AIM OF THE EXERCISE
Pictures within the data are to be left out; everything else must be reproduced exactly.
[start]
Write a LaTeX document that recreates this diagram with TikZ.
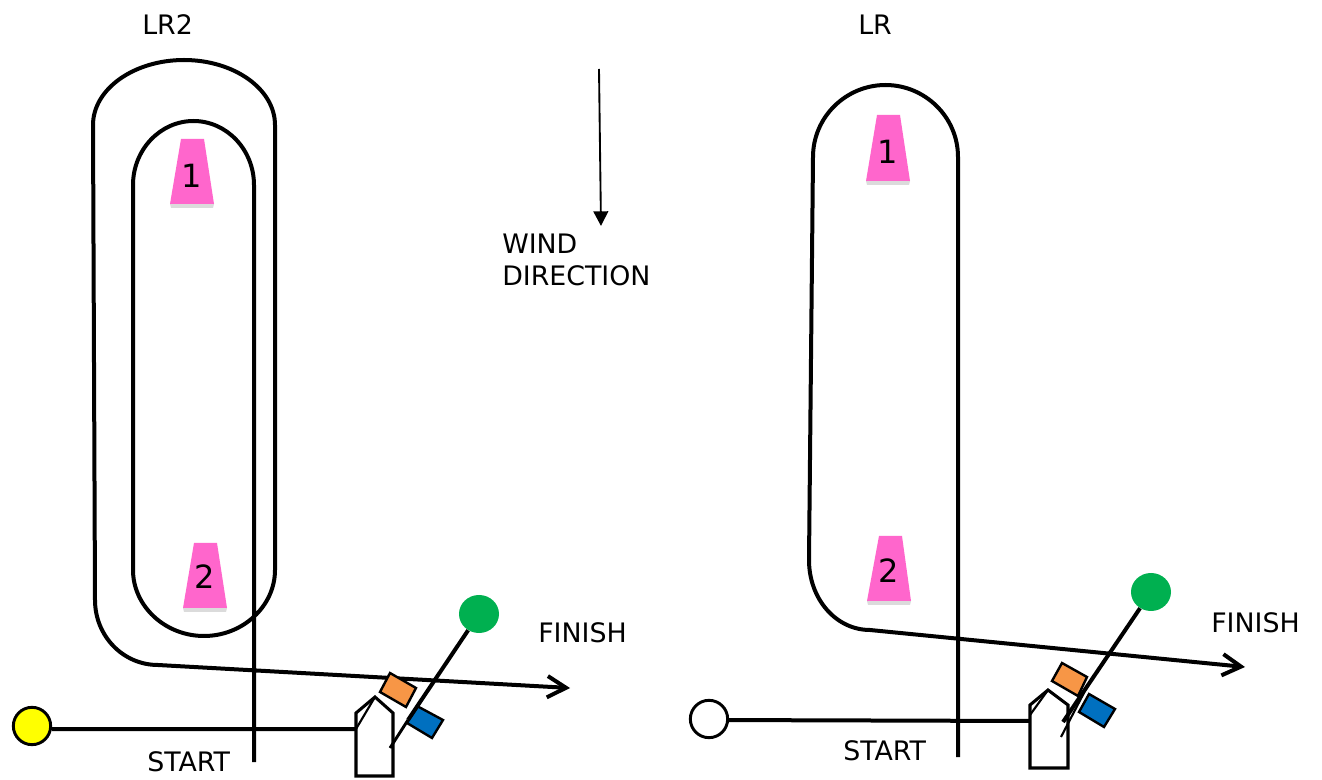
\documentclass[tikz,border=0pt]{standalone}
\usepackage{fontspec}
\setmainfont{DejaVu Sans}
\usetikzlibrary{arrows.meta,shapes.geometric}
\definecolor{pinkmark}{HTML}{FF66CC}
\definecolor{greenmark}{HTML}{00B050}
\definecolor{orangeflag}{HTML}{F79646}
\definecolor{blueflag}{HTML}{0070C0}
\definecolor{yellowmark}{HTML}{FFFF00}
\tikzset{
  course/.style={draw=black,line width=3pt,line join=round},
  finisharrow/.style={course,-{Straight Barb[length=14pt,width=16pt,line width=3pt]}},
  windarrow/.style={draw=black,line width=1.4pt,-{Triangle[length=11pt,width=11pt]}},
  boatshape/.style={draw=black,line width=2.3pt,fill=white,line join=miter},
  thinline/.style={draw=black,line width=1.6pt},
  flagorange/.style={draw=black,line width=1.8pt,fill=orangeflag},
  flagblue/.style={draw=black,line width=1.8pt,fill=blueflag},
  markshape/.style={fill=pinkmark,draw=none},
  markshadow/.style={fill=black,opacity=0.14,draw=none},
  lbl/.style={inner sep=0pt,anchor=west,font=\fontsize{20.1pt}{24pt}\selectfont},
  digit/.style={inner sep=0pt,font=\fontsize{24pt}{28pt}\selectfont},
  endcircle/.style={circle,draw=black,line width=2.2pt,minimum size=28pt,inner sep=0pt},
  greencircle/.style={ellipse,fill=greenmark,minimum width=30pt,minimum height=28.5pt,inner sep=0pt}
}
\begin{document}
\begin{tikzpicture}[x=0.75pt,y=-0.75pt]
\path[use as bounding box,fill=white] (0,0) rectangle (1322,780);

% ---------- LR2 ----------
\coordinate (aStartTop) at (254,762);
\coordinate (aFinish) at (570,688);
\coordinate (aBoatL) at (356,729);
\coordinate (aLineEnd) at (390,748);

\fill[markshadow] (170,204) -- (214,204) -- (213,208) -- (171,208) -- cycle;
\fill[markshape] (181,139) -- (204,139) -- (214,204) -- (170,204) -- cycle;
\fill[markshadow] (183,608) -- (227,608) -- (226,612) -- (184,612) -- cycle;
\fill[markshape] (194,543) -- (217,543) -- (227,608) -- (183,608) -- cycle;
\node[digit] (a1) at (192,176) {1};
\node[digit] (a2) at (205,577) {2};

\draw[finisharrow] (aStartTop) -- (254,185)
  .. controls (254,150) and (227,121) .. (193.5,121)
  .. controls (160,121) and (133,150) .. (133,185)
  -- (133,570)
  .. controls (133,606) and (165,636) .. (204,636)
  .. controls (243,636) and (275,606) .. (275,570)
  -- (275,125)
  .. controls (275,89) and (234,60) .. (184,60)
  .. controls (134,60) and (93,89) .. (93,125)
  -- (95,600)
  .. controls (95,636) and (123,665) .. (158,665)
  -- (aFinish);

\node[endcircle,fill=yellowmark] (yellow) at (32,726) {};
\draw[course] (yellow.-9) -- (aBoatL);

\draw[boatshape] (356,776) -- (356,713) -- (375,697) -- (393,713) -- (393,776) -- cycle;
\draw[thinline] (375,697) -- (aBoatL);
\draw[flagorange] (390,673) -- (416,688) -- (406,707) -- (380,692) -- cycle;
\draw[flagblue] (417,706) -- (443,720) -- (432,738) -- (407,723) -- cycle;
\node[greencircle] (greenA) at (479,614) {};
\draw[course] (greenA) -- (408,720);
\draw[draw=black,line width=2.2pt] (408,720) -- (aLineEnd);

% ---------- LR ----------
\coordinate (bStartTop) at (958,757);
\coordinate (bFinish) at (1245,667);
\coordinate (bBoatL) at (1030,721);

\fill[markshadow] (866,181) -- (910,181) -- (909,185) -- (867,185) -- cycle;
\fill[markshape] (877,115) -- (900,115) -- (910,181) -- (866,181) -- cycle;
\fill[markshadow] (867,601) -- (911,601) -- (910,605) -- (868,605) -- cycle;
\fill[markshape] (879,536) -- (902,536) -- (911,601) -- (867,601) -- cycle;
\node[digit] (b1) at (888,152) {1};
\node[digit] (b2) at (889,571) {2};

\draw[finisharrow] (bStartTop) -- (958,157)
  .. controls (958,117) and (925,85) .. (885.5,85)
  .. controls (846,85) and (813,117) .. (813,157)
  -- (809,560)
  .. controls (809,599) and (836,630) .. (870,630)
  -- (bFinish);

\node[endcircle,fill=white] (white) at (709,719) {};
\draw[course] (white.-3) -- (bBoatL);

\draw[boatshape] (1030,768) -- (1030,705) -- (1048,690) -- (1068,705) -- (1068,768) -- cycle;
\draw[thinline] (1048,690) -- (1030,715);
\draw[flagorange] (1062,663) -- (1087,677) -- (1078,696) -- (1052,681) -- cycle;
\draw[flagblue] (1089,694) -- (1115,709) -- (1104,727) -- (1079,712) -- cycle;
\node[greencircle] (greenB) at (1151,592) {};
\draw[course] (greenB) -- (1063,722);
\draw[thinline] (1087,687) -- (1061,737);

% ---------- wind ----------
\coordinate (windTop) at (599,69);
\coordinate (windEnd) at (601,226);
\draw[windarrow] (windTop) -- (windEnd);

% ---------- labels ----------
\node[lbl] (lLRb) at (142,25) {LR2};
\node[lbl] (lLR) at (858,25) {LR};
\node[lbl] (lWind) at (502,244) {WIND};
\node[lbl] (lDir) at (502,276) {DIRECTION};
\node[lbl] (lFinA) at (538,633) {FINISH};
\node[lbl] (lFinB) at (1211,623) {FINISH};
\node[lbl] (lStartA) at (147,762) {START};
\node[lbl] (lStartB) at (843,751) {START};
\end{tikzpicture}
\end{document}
[end]
PROBLEM SOLUTION
Write a LaTeX document that recreates this diagram with TikZ.
\documentclass[tikz,border=0pt]{standalone}
\usepackage{fontspec}
\setmainfont{DejaVu Sans}
\usetikzlibrary{arrows.meta,shapes.geometric}
\definecolor{pinkmark}{HTML}{FF66CC}
\definecolor{greenmark}{HTML}{00B050}
\definecolor{orangeflag}{HTML}{F79646}
\definecolor{blueflag}{HTML}{0070C0}
\definecolor{yellowmark}{HTML}{FFFF00}
\tikzset{
  course/.style={draw=black,line width=3pt,line join=round},
  finisharrow/.style={course,-{Straight Barb[length=14pt,width=16pt,line width=3pt]}},
  windarrow/.style={draw=black,line width=1.4pt,-{Triangle[length=11pt,width=11pt]}},
  boatshape/.style={draw=black,line width=2.3pt,fill=white,line join=miter},
  thinline/.style={draw=black,line width=1.6pt},
  flagorange/.style={draw=black,line width=1.8pt,fill=orangeflag},
  flagblue/.style={draw=black,line width=1.8pt,fill=blueflag},
  markshape/.style={fill=pinkmark,draw=none},
  markshadow/.style={fill=black,opacity=0.14,draw=none},
  lbl/.style={inner sep=0pt,anchor=west,font=\fontsize{20.1pt}{24pt}\selectfont},
  digit/.style={inner sep=0pt,font=\fontsize{24pt}{28pt}\selectfont},
  endcircle/.style={circle,draw=black,line width=2.2pt,minimum size=28pt,inner sep=0pt},
  greencircle/.style={ellipse,fill=greenmark,minimum width=30pt,minimum height=28.5pt,inner sep=0pt}
}
\begin{document}
\begin{tikzpicture}[x=0.75pt,y=-0.75pt]
\path[use as bounding box,fill=white] (0,0) rectangle (1322,780);

% ---------- LR2 ----------
\coordinate (aStartTop) at (254,762);
\coordinate (aFinish) at (570,688);
\coordinate (aBoatL) at (356,729);
\coordinate (aLineEnd) at (390,748);

\fill[markshadow] (170,204) -- (214,204) -- (213,208) -- (171,208) -- cycle;
\fill[markshape] (181,139) -- (204,139) -- (214,204) -- (170,204) -- cycle;
\fill[markshadow] (183,608) -- (227,608) -- (226,612) -- (184,612) -- cycle;
\fill[markshape] (194,543) -- (217,543) -- (227,608) -- (183,608) -- cycle;
\node[digit] (a1) at (192,176) {1};
\node[digit] (a2) at (205,577) {2};

\draw[finisharrow] (aStartTop) -- (254,185)
  .. controls (254,150) and (227,121) .. (193.5,121)
  .. controls (160,121) and (133,150) .. (133,185)
  -- (133,570)
  .. controls (133,606) and (165,636) .. (204,636)
  .. controls (243,636) and (275,606) .. (275,570)
  -- (275,125)
  .. controls (275,89) and (234,60) .. (184,60)
  .. controls (134,60) and (93,89) .. (93,125)
  -- (95,600)
  .. controls (95,636) and (123,665) .. (158,665)
  -- (aFinish);

\node[endcircle,fill=yellowmark] (yellow) at (32,726) {};
\draw[course] (yellow.-9) -- (aBoatL);

\draw[boatshape] (356,776) -- (356,713) -- (375,697) -- (393,713) -- (393,776) -- cycle;
\draw[thinline] (375,697) -- (aBoatL);
\draw[flagorange] (390,673) -- (416,688) -- (406,707) -- (380,692) -- cycle;
\draw[flagblue] (417,706) -- (443,720) -- (432,738) -- (407,723) -- cycle;
\node[greencircle] (greenA) at (479,614) {};
\draw[course] (greenA) -- (408,720);
\draw[draw=black,line width=2.2pt] (408,720) -- (aLineEnd);

% ---------- LR ----------
\coordinate (bStartTop) at (958,757);
\coordinate (bFinish) at (1245,667);
\coordinate (bBoatL) at (1030,721);

\fill[markshadow] (866,181) -- (910,181) -- (909,185) -- (867,185) -- cycle;
\fill[markshape] (877,115) -- (900,115) -- (910,181) -- (866,181) -- cycle;
\fill[markshadow] (867,601) -- (911,601) -- (910,605) -- (868,605) -- cycle;
\fill[markshape] (879,536) -- (902,536) -- (911,601) -- (867,601) -- cycle;
\node[digit] (b1) at (888,152) {1};
\node[digit] (b2) at (889,571) {2};

\draw[finisharrow] (bStartTop) -- (958,157)
  .. controls (958,117) and (925,85) .. (885.5,85)
  .. controls (846,85) and (813,117) .. (813,157)
  -- (809,560)
  .. controls (809,599) and (836,630) .. (870,630)
  -- (bFinish);

\node[endcircle,fill=white] (white) at (709,719) {};
\draw[course] (white.-3) -- (bBoatL);

\draw[boatshape] (1030,768) -- (1030,705) -- (1048,690) -- (1068,705) -- (1068,768) -- cycle;
\draw[thinline] (1048,690) -- (1030,715);
\draw[flagorange] (1062,663) -- (1087,677) -- (1078,696) -- (1052,681) -- cycle;
\draw[flagblue] (1089,694) -- (1115,709) -- (1104,727) -- (1079,712) -- cycle;
\node[greencircle] (greenB) at (1151,592) {};
\draw[course] (greenB) -- (1063,722);
\draw[thinline] (1087,687) -- (1061,737);

% ---------- wind ----------
\coordinate (windTop) at (599,69);
\coordinate (windEnd) at (601,226);
\draw[windarrow] (windTop) -- (windEnd);

% ---------- labels ----------
\node[lbl] (lLRb) at (142,25) {LR2};
\node[lbl] (lLR) at (858,25) {LR};
\node[lbl] (lWind) at (502,244) {WIND};
\node[lbl] (lDir) at (502,276) {DIRECTION};
\node[lbl] (lFinA) at (538,633) {FINISH};
\node[lbl] (lFinB) at (1211,623) {FINISH};
\node[lbl] (lStartA) at (147,762) {START};
\node[lbl] (lStartB) at (843,751) {START};
\end{tikzpicture}
\end{document}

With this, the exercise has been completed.